Common Conversation Patterns

The sequential chain pattern connects agents in a pipeline where each agent's output feeds into the next agent's input. A research agent gathers information, a synthesis agent organizes it, and a writing agent produces the final document. Each agent completes its portion before passing results forward. This pattern is straightforward to implement and debug because the flow is linear and predictable.

The debate pattern pits two or more agents against each other to argue for different approaches. A conservative agent and an aggressive agent might evaluate an investment strategy, with a judge agent selecting the stronger argument. This pattern surfaces edge cases and risk factors that a single agent might overlook, producing more robust decisions.

The hierarchical delegation pattern uses a manager agent that breaks complex tasks into sub-tasks and assigns them to specialist agents. The manager monitors progress, resolves conflicts between specialists, and assembles the final result. This mirrors how human organizations handle large projects and scales well to complex multi-step workflows.

The nested conversation pattern allows an agent to spawn a separate sub-conversation with other agents to resolve a specific question before returning to the main conversation. A coding agent might start a side conversation with a testing agent to validate a function before presenting it to the group. This keeps the main conversation focused while allowing deep dives into specific topics.

Termination Strategies

Knowing when to stop a conversation is as important as knowing how to start one. AutoGen provides several termination mechanisms that can be used individually or combined. The maximum turn limit provides a hard ceiling on conversation length, preventing runaway token costs. The keyword detection method looks for specific phrases like "TERMINATE" or "TASK COMPLETE" in agent messages, allowing agents to signal when they believe the work is done.

Custom termination functions evaluate the conversation state against domain-specific criteria. A data analysis conversation might terminate when the output includes a valid chart file. A code generation conversation might terminate when all unit tests pass. These function-based checks can incorporate external validation, file system checks, or API calls to determine whether the task objective has been achieved.
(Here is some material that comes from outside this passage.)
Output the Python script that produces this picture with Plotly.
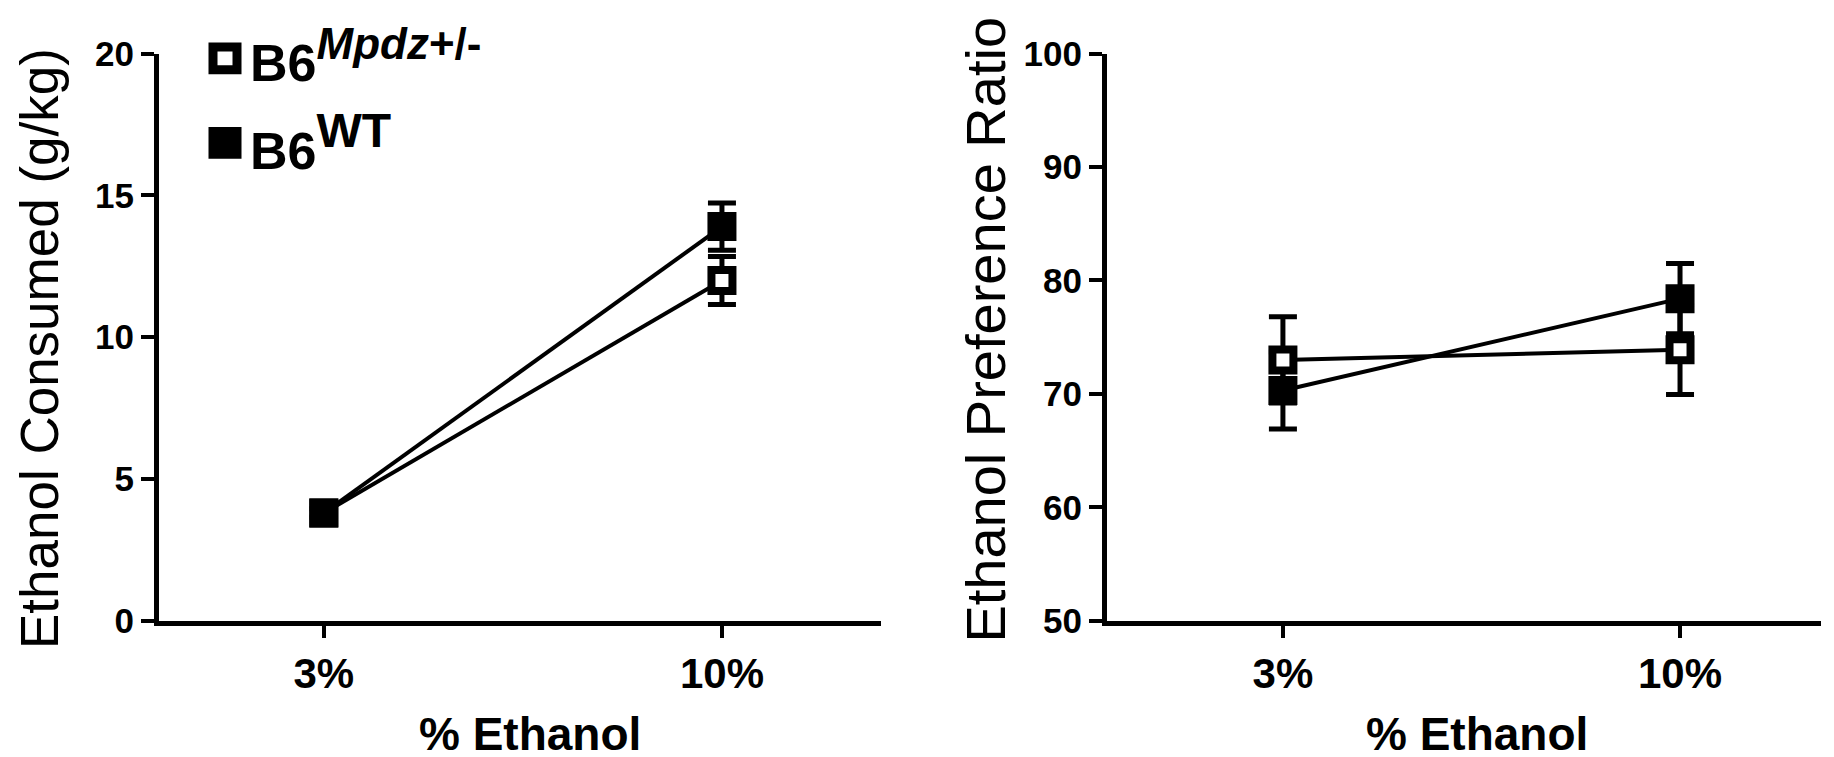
import plotly.graph_objects as go

# ---------------- data ----------------
categories = ["3%", "10%"]
cat_pos = [0, 1]

consumed_mpdz = [3.8, 12.0]
consumed_mpdz_sem = [0.15, 0.85]
consumed_wt = [3.8, 13.9]
consumed_wt_sem = [0.15, 0.83]

pref_mpdz = [73.0, 73.9]
pref_mpdz_sem = [3.8, 3.95]
pref_wt = [70.3, 78.4]
pref_wt_sem = [3.4, 3.1]

legend_base = ["B6", "B6"]
legend_sup = ["<i>Mpdz</i>+/-", "WT"]

# ---------------- layout helpers ----------------
W, H = 1834, 757
def px(x):
    return x / W
def py(y):
    return 1 - y / H

FONT = "Liberation Sans, Arial, sans-serif"

fig = go.Figure()

def add_series(xa, ya, y, sem, filled, name):
    fig.add_trace(go.Scatter(
        x=cat_pos, y=y, xaxis=xa, yaxis=ya, name=name, showlegend=False,
        mode="lines+markers",
        line=dict(color="black", width=4),
        marker=dict(symbol="square", size=21,
                    color="black" if filled else "white",
                    line=dict(color="black", width=8)),
        error_y=dict(type="data", array=sem, visible=True,
                     color="black", thickness=5, width=14),
        cliponaxis=False,
    ))

add_series("x", "y", consumed_mpdz, consumed_mpdz_sem, False, "Mpdz")
add_series("x", "y", consumed_wt, consumed_wt_sem, True, "WT")
add_series("x2", "y2", pref_wt, pref_wt_sem, True, "WT")
add_series("x2", "y2", pref_mpdz, pref_mpdz_sem, False, "Mpdz")

axis_common = dict(showline=True, linewidth=5, linecolor="black",
                   ticks="outside", tickwidth=4, tickcolor="black",
                   showgrid=False, zeroline=False, mirror=False)

xa = dict(axis_common, tickvals=cat_pos, ticktext=categories, ticklen=12,
          tickfont=dict(family=FONT, size=42, color="black", weight="bold"))
ya = dict(axis_common, ticklen=13, tickformat="d",
          tickfont=dict(family=FONT, size=35, color="black", weight="bold"))

TOP, BOT = 27, 625
fig.update_layout(
    width=W, height=H,
    margin=dict(l=0, r=0, t=0, b=0),
    paper_bgcolor="white", plot_bgcolor="white",
    showlegend=False,
    xaxis=dict(xa, domain=[px(151), px(873)], anchor="y", range=[-0.414, 1.3995]),
    yaxis=dict(ya, domain=[py(BOT), py(TOP)], range=[0, 20], anchor="x",
               tickvals=[0, 5, 10, 15, 20]),
    xaxis2=dict(xa, domain=[px(1099), px(1813)], anchor="y2", range=[-0.443, 1.355]),
    yaxis2=dict(ya, domain=[py(BOT), py(TOP)], range=[50, 100], anchor="x2",
                tickvals=[50, 60, 70, 80, 90, 100]),
)

ann = []
# axis titles
for cx in (522, 1469):
    ann.append(dict(text="<b>% Ethanol</b>", x=px(cx), y=py(744), xref="paper", yref="paper",
                    xanchor="center", yanchor="middle", showarrow=False,
                    font=dict(family=FONT, size=46, color="black")))
ann.append(dict(text="Ethanol Consumed (g/kg)", x=0, y=py(338), xref="paper", yref="paper",
                xanchor="left", yanchor="middle", showarrow=False, textangle=-90,
                font=dict(family=FONT, size=53, color="black")))
ann.append(dict(text="Ethanol Preference Ratio", x=px(978), y=py(318), xref="paper", yref="paper",
                xanchor="center", yanchor="middle", showarrow=False, textangle=-90,
                font=dict(family=FONT, size=56, color="black")))

# legend
legend_y = [32, 121]
legend_text_y = [29, 120]
legend_sup_size = [44, 48]
legend_fill = ["white", "black"]
shapes = []
for base, sup, ly, ty, ss, fc in zip(legend_base, legend_sup, legend_y, legend_text_y,
                                     legend_sup_size, legend_fill):
    shapes.append(dict(type="rect", xref="paper", yref="paper",
                       x0=px(217 - 12), x1=px(217 + 12), y0=py(ly + 12), y1=py(ly - 12),
                       line=dict(color="black", width=9), fillcolor=fc))
    txt = ("<b>" + base + "<sup><span style='font-size:%dpx'>" % ss + sup +
           "</span></sup></b>")
    ann.append(dict(text=txt, x=px(240), y=py(ty), xref="paper", yref="paper",
                    xanchor="left", yanchor="middle", showarrow=False,
                    font=dict(family=FONT, size=52, color="black")))

fig.update_layout(annotations=ann, shapes=shapes)
fig.write_html("out.html")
Combining termination conditions creates robust stopping behavior. A conversation might end when the task is complete (keyword detection), when cost exceeds a budget (turn limit), or when an external deadline arrives (timeout). The first condition to trigger ends the conversation, ensuring that no single failure mode causes unbounded resource consumption.

Conversation State and Memory

In AutoGen, the conversation history IS the state. There is no separate state store, database, or workflow engine tracking what has happened. This simplicity is both a strength and a limitation. It makes AutoGen easy to understand and debug because everything is in one place, but it means that state management capabilities like persistence, branching, and rollback must be implemented by the developer.

The Microsoft Agent Framework addresses these limitations with session-based state management that persists conversations across service restarts, supports checkpointing for long-running workflows, and integrates with vector stores for semantic memory beyond the immediate conversation. Teams migrating from AutoGen to the Agent Framework gain these capabilities without changing their fundamental agent design.

For AutoGen deployments, common state management approaches include serializing the conversation history to JSON files or databases, implementing custom memory agents that maintain summaries of long conversations, and using external caching layers to store intermediate results that agents can reference without replaying the full conversation.